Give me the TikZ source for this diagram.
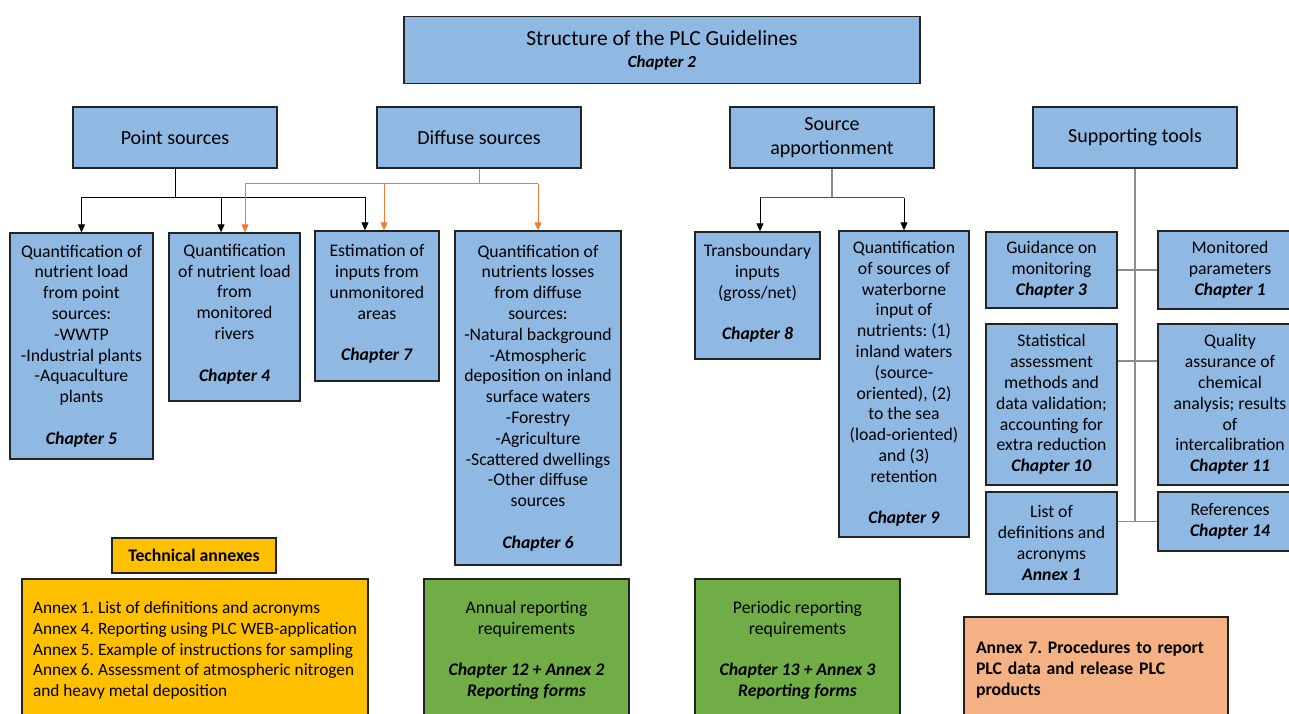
\documentclass[tikz,border=0pt]{standalone}
\usepackage{fontspec}
\setmainfont{Carlito}
\usetikzlibrary{arrows.meta}
\definecolor{blu}{RGB}{143,185,226}
\definecolor{bord}{RGB}{35,35,35}
\definecolor{ylw}{RGB}{255,192,0}
\definecolor{grn}{RGB}{112,173,71}
\definecolor{sal}{RGB}{244,177,131}
\definecolor{orn}{RGB}{237,125,49}
\definecolor{gry}{RGB}{140,140,140}
\definecolor{dgry}{RGB}{80,80,80}
\newcommand\chp[1]{\textbf{\textit{#1}}}
\frenchspacing
\begin{document}
\begin{tikzpicture}[x=1pt,y=-1pt,
  box/.style={draw=bord,line width=1.3pt,fill=blu,align=center,inner sep=0pt,
    font=\fontsize{17.7}{20.8}\selectfont},
  hbox/.style={box,font=\fontsize{20}{24.4}\selectfont},
  con/.style={line width=0.9pt},
  blk/.style={con,draw=black},
  orl/.style={con,draw=orn},
  gryl/.style={line width=1.1pt,draw=gry},
  dgl/.style={con,draw=dgry},
  arr/.style={-{Triangle[width=7pt,length=8pt]}}
]
\clip (0,0) rectangle (1289,713);
\fill[white] (0,0) rectangle (1289,713);

% top
\node[box,minimum width=516,minimum height=67,font=\fontsize{21.5}{22}\selectfont] (title) at (662,50)
  {Structure of the PLC Guidelines\\{\fontsize{17}{17}\selectfont\chp{Chapter 2}}};
\node[hbox,minimum width=204,minimum height=61] (ps) at (175,137.5) {Point sources};
\node[hbox,minimum width=204,minimum height=61] (ds) at (479,137.5) {Diffuse sources};
\node[hbox,minimum width=204,minimum height=61] (sa) at (832,137.5) {Source\\apportionment};
\node[hbox,minimum width=204,minimum height=61] (st) at (1135,137.5) {Supporting tools};

% row 2
\node[box,minimum width=143,minimum height=226] (b1) at (81.5,346)
  {Quantification of\\nutrient load\\from point\\sources:\\-WWTP\\-Industrial plants\\-Aquaculture\\plants\\[20.8pt]\chp{Chapter 5}};
\node[box,minimum width=131,minimum height=168] (b2) at (234.5,317)
  {Quantification\\of nutrient load\\from\\monitored\\rivers\\[20.8pt]\chp{Chapter 4}\\[-12pt]\mbox{}};
\node[box,minimum width=124,minimum height=150] (b3) at (377,306)
  {Estimation of\\inputs from\\unmonitored\\areas\\[20.8pt]\chp{Chapter 7}\\[-14pt]\mbox{}};
\node[box,minimum width=166,minimum height=334] (b4) at (538,398)
  {Quantification of\\nutrients losses\\from diffuse\\sources:\\-Natural background\\-Atmospheric\\deposition on inland\\surface waters\\-Forestry\\-Agriculture\\-Scattered dwellings\\-Other diffuse\\sources\\[20.8pt]\chp{Chapter 6}};
\node[box,minimum width=125,minimum height=127] (b5) at (757.5,295.5)
  {Transboundary\\inputs\\(gross/net)\\[20.8pt]\chp{Chapter 8}\\[-14pt]\mbox{}};
\node[box,minimum width=130,minimum height=306] (b6) at (904,384)
  {Quantification\\of sources of\\waterborne\\input of\\nutrients: (1)\\inland waters\\(source-\\oriented), (2)\\to the sea\\(load-oriented)\\and (3)\\retention\\[20.8pt]\chp{Chapter 9}};

% supporting tools
\node[box,minimum width=131,minimum height=76] (g1) at (1051.5,270)
  {Guidance on\\monitoring\\\chp{Chapter 3}};
\node[box,minimum width=144,minimum height=78] (m1) at (1230,270)
  {Monitored\\parameters\\\chp{Chapter 1}};
\node[box,minimum width=131,minimum height=161] (stat) at (1051.5,404.5)
  {Statistical\\assessment\\methods and\\data validation;\\accounting for\\extra reduction\\\chp{Chapter 10}};
\node[box,minimum width=144,minimum height=161] (qual) at (1230,404.5)
  {Quality\\assurance of\\chemical\\analysis; results\\of\\intercalibration\\\chp{Chapter 11}};
\node[box,minimum width=131,minimum height=102] (list) at (1051.5,543)
  {List of\\definitions and\\acronyms\\\chp{Annex 1}};
\node[box,minimum width=144,minimum height=59] (refs) at (1230,521.5)
  {References\\\chp{Chapter 14}};

% bottom
\node[box,fill=ylw,minimum width=164,minimum height=35] (ta) at (194,555.5) {\textbf{Technical annexes}};
\node[box,fill=ylw,minimum width=346,minimum height=143,align=left,font=\fontsize{17.3}{20.8}\selectfont] (ann) at (195,650.5)
  {Annex 1. List of definitions and acronyms\\Annex 4. Reporting using PLC WEB-application\\Annex 5. Example of instructions for sampling\\Annex 6. Assessment of atmospheric nitrogen\\and heavy metal deposition};
\node[box,fill=grn,minimum width=205,minimum height=143] (gr1) at (526.5,650.5)
  {Annual reporting\\requirements\\[20.8pt]\chp{Chapter 12 + Annex 2}\\\chp{Reporting forms}};
\node[box,fill=grn,minimum width=205,minimum height=143] (gr2) at (797.5,650.5)
  {Periodic reporting\\requirements\\[20.8pt]\chp{Chapter 13 + Annex 3}\\\chp{Reporting forms}};
\node[box,fill=sal,minimum width=264,minimum height=105,text width=240,align=left] (salb) at (1096,669.5)
  {\textbf{Annex 7. Procedures to report\\PLC data and release PLC\\products}};

% point sources connectors
\path (ps.south) ++(0,28.5) coordinate (psj);
\coordinate (b2k) at ([xshift=-13.5pt]b2.north);
\coordinate (b3k) at ([xshift=-12pt]b3.north);
\draw[blk] (ps.south) -- (psj);
\draw[blk] (b1.north |- psj) -- (b3k |- psj);
\draw[blk,arr] (b1.north |- psj) -- (b1.north);
\draw[blk,arr] (b2k |- psj) -- (b2k);
\draw[blk,arr] (b3k |- psj) -- (b3k);

% diffuse sources connectors
\path (ds.south) ++(0,15) coordinate (dsj);
\coordinate (b2o) at ([xshift=10.5pt]b2.north);
\coordinate (b3o) at ([xshift=7pt]b3.north);
\draw[orl] (ds.south) -- (dsj);
\draw[orl] (b2o |- dsj) -- (b4.north |- dsj);
\draw[orl,arr] (b2o |- dsj) -- (b2o);
\draw[orl,arr] (b3o |- dsj) -- (b3o);
\draw[orl,arr] (b4.north |- dsj) -- (b4.north);

% source apportionment connectors
\path (sa.south) ++(0,29) coordinate (saj);
\coordinate (b5k) at ([xshift=2.5pt]b5.north);
\draw[gryl] (sa.south) -- (saj);
\draw[dgl] (b5k |- saj) -- (b6.north |- saj);
\draw[dgl,arr,draw=black] (b5k |- saj) -- (b5k);
\draw[dgl,arr,draw=black] (b6.north |- saj) -- (b6.north);

% supporting tools connectors
\coordinate (sqa) at ([yshift=43.5pt]stat.east);
\draw[gryl] (st.south) -- (st.south |- refs.west);
\draw[gryl] (g1.east) -- (m1.west);
\draw[gryl] (sqa) -- (sqa -| qual.west);
\draw[gryl] (refs.west) -- (refs.west -| list.east);
\end{tikzpicture}
\end{document}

SHORT PROBLEM:
Transcribe the material as is, with images omitted.

TASK SOLUTION:
Give me the TikZ source for this diagram.
\documentclass[tikz,border=0pt]{standalone}
\usepackage{fontspec}
\setmainfont{Carlito}
\usetikzlibrary{arrows.meta}
\definecolor{blu}{RGB}{143,185,226}
\definecolor{bord}{RGB}{35,35,35}
\definecolor{ylw}{RGB}{255,192,0}
\definecolor{grn}{RGB}{112,173,71}
\definecolor{sal}{RGB}{244,177,131}
\definecolor{orn}{RGB}{237,125,49}
\definecolor{gry}{RGB}{140,140,140}
\definecolor{dgry}{RGB}{80,80,80}
\newcommand\chp[1]{\textbf{\textit{#1}}}
\frenchspacing
\begin{document}
\begin{tikzpicture}[x=1pt,y=-1pt,
  box/.style={draw=bord,line width=1.3pt,fill=blu,align=center,inner sep=0pt,
    font=\fontsize{17.7}{20.8}\selectfont},
  hbox/.style={box,font=\fontsize{20}{24.4}\selectfont},
  con/.style={line width=0.9pt},
  blk/.style={con,draw=black},
  orl/.style={con,draw=orn},
  gryl/.style={line width=1.1pt,draw=gry},
  dgl/.style={con,draw=dgry},
  arr/.style={-{Triangle[width=7pt,length=8pt]}}
]
\clip (0,0) rectangle (1289,713);
\fill[white] (0,0) rectangle (1289,713);

% top
\node[box,minimum width=516,minimum height=67,font=\fontsize{21.5}{22}\selectfont] (title) at (662,50)
  {Structure of the PLC Guidelines\\{\fontsize{17}{17}\selectfont\chp{Chapter 2}}};
\node[hbox,minimum width=204,minimum height=61] (ps) at (175,137.5) {Point sources};
\node[hbox,minimum width=204,minimum height=61] (ds) at (479,137.5) {Diffuse sources};
\node[hbox,minimum width=204,minimum height=61] (sa) at (832,137.5) {Source\\apportionment};
\node[hbox,minimum width=204,minimum height=61] (st) at (1135,137.5) {Supporting tools};

% row 2
\node[box,minimum width=143,minimum height=226] (b1) at (81.5,346)
  {Quantification of\\nutrient load\\from point\\sources:\\-WWTP\\-Industrial plants\\-Aquaculture\\plants\\[20.8pt]\chp{Chapter 5}};
\node[box,minimum width=131,minimum height=168] (b2) at (234.5,317)
  {Quantification\\of nutrient load\\from\\monitored\\rivers\\[20.8pt]\chp{Chapter 4}\\[-12pt]\mbox{}};
\node[box,minimum width=124,minimum height=150] (b3) at (377,306)
  {Estimation of\\inputs from\\unmonitored\\areas\\[20.8pt]\chp{Chapter 7}\\[-14pt]\mbox{}};
\node[box,minimum width=166,minimum height=334] (b4) at (538,398)
  {Quantification of\\nutrients losses\\from diffuse\\sources:\\-Natural background\\-Atmospheric\\deposition on inland\\surface waters\\-Forestry\\-Agriculture\\-Scattered dwellings\\-Other diffuse\\sources\\[20.8pt]\chp{Chapter 6}};
\node[box,minimum width=125,minimum height=127] (b5) at (757.5,295.5)
  {Transboundary\\inputs\\(gross/net)\\[20.8pt]\chp{Chapter 8}\\[-14pt]\mbox{}};
\node[box,minimum width=130,minimum height=306] (b6) at (904,384)
  {Quantification\\of sources of\\waterborne\\input of\\nutrients: (1)\\inland waters\\(source-\\oriented), (2)\\to the sea\\(load-oriented)\\and (3)\\retention\\[20.8pt]\chp{Chapter 9}};

% supporting tools
\node[box,minimum width=131,minimum height=76] (g1) at (1051.5,270)
  {Guidance on\\monitoring\\\chp{Chapter 3}};
\node[box,minimum width=144,minimum height=78] (m1) at (1230,270)
  {Monitored\\parameters\\\chp{Chapter 1}};
\node[box,minimum width=131,minimum height=161] (stat) at (1051.5,404.5)
  {Statistical\\assessment\\methods and\\data validation;\\accounting for\\extra reduction\\\chp{Chapter 10}};
\node[box,minimum width=144,minimum height=161] (qual) at (1230,404.5)
  {Quality\\assurance of\\chemical\\analysis; results\\of\\intercalibration\\\chp{Chapter 11}};
\node[box,minimum width=131,minimum height=102] (list) at (1051.5,543)
  {List of\\definitions and\\acronyms\\\chp{Annex 1}};
\node[box,minimum width=144,minimum height=59] (refs) at (1230,521.5)
  {References\\\chp{Chapter 14}};

% bottom
\node[box,fill=ylw,minimum width=164,minimum height=35] (ta) at (194,555.5) {\textbf{Technical annexes}};
\node[box,fill=ylw,minimum width=346,minimum height=143,align=left,font=\fontsize{17.3}{20.8}\selectfont] (ann) at (195,650.5)
  {Annex 1. List of definitions and acronyms\\Annex 4. Reporting using PLC WEB-application\\Annex 5. Example of instructions for sampling\\Annex 6. Assessment of atmospheric nitrogen\\and heavy metal deposition};
\node[box,fill=grn,minimum width=205,minimum height=143] (gr1) at (526.5,650.5)
  {Annual reporting\\requirements\\[20.8pt]\chp{Chapter 12 + Annex 2}\\\chp{Reporting forms}};
\node[box,fill=grn,minimum width=205,minimum height=143] (gr2) at (797.5,650.5)
  {Periodic reporting\\requirements\\[20.8pt]\chp{Chapter 13 + Annex 3}\\\chp{Reporting forms}};
\node[box,fill=sal,minimum width=264,minimum height=105,text width=240,align=left] (salb) at (1096,669.5)
  {\textbf{Annex 7. Procedures to report\\PLC data and release PLC\\products}};

% point sources connectors
\path (ps.south) ++(0,28.5) coordinate (psj);
\coordinate (b2k) at ([xshift=-13.5pt]b2.north);
\coordinate (b3k) at ([xshift=-12pt]b3.north);
\draw[blk] (ps.south) -- (psj);
\draw[blk] (b1.north |- psj) -- (b3k |- psj);
\draw[blk,arr] (b1.north |- psj) -- (b1.north);
\draw[blk,arr] (b2k |- psj) -- (b2k);
\draw[blk,arr] (b3k |- psj) -- (b3k);

% diffuse sources connectors
\path (ds.south) ++(0,15) coordinate (dsj);
\coordinate (b2o) at ([xshift=10.5pt]b2.north);
\coordinate (b3o) at ([xshift=7pt]b3.north);
\draw[orl] (ds.south) -- (dsj);
\draw[orl] (b2o |- dsj) -- (b4.north |- dsj);
\draw[orl,arr] (b2o |- dsj) -- (b2o);
\draw[orl,arr] (b3o |- dsj) -- (b3o);
\draw[orl,arr] (b4.north |- dsj) -- (b4.north);

% source apportionment connectors
\path (sa.south) ++(0,29) coordinate (saj);
\coordinate (b5k) at ([xshift=2.5pt]b5.north);
\draw[gryl] (sa.south) -- (saj);
\draw[dgl] (b5k |- saj) -- (b6.north |- saj);
\draw[dgl,arr,draw=black] (b5k |- saj) -- (b5k);
\draw[dgl,arr,draw=black] (b6.north |- saj) -- (b6.north);

% supporting tools connectors
\coordinate (sqa) at ([yshift=43.5pt]stat.east);
\draw[gryl] (st.south) -- (st.south |- refs.west);
\draw[gryl] (g1.east) -- (m1.west);
\draw[gryl] (sqa) -- (sqa -| qual.west);
\draw[gryl] (refs.west) -- (refs.west -| list.east);
\end{tikzpicture}
\end{document}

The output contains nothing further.